Picture this: a single mother, juggling work, dinner, laundry, and the relentless demands of parenthood, finds herself with a problem—childcare. Down the street, her neighbor, a retired grandmother, loves kids but isn’t looking for a formal job. Instead of navigating paperwork, licenses, and state “childcare assistance” forms, they do something radical in its simplicity: they make a deal.
“I’ll watch your kids on your late shifts,” says the neighbor, “and you help me with grocery runs and yard work.”
No applications. No government forms. No “approved provider” registry. No payroll taxes. Just two people trading value. That’s voluntary exchange in its purest form—and it’s freer than anything the state could design.

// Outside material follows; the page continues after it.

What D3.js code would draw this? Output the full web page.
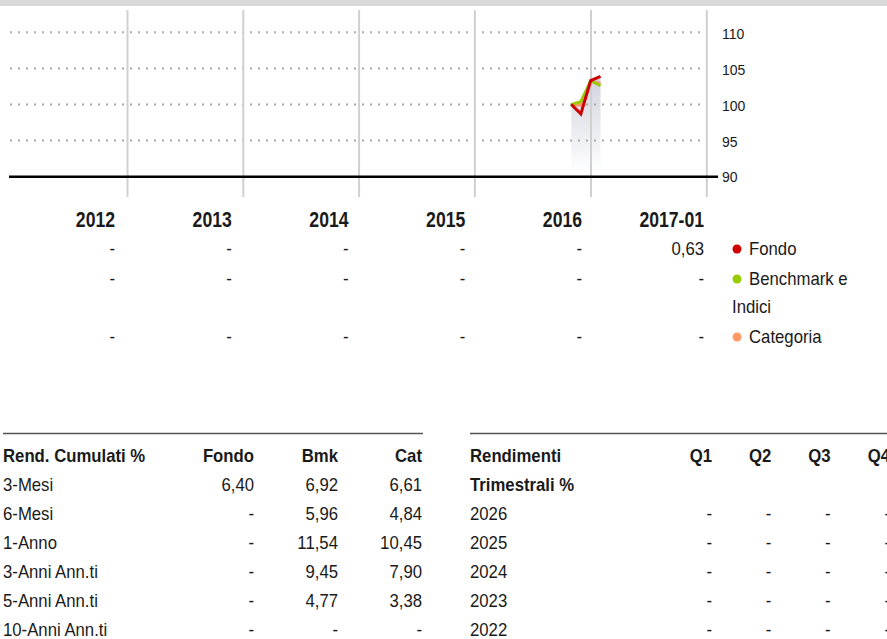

Why Barter Beats Bureaucracy
Government-funded programs always come with strings. They tell you how you can get help, who you can get it from, and what hoops you must jump through to qualify. They turn life’s most basic needs into administrative processes.
Bartering flips the script. There are no gatekeepers, no waiting periods, no “case workers” deciding if you deserve help. It’s self-organized, self-regulated, and built on trust.
When you barter, you’re not a case file—you’re a human being in a mutually beneficial relationship. You keep the value you create, instead of having it skimmed off by layers of bureaucracy.
The Illusion of Government Generosity
Politicians love to paint government programs as “free,” but they’re not free—you’ve already paid for them through taxes, and usually at a terrible exchange rate. For every dollar the state “gives” back to you, they took much more from someone else (including you), filtered it through an expensive bureaucracy, and returned it as a fraction of its original value.
In the barter economy, 100% of what’s traded stays between the people who made the deal. No middleman. No budget hearings. No political leverage.
Parallel Economies Are the Real Safety Net
This isn’t about rejecting all forms of aid—it’s about recognizing that the strongest safety nets are woven at the community level. Mutual aid, informal agreements, and local trade networks can do what bureaucracies never will: adapt instantly to people’s needs.
Government programs are rigid by design. Barter is fluid. The rules can change in five minutes with a conversation, not five years with a policy rewrite.
The Political Threat of Everyday Freedom
Here’s the part the state doesn’t like: barter erodes its control. If people start solving their own problems without asking permission, they stop seeing the state as necessary. And once you realize you don’t need someone’s “authority” to live well, you start questioning all the other ways they’ve claimed power over your life.
That’s dangerous to them. Because a nation of people who can solve problems without bureaucrats is a nation that can govern itself.
This is DAC in Action
In The Blueprint for a Stateless Society, I argue that the foundations of a free world aren’t built in marble capitals or on parliamentary floors—they’re built in kitchens, garages, backyards, and coffee shops.
A single mother bartering with her neighbor is a microcosm of Divine Anarcho-Capitalism: voluntary exchange, local trust, zero coercion. It’s proof that we don’t need to wait for political permission to start building a freer society.
The real revolution won’t start with a protest sign—it will start with a handshake.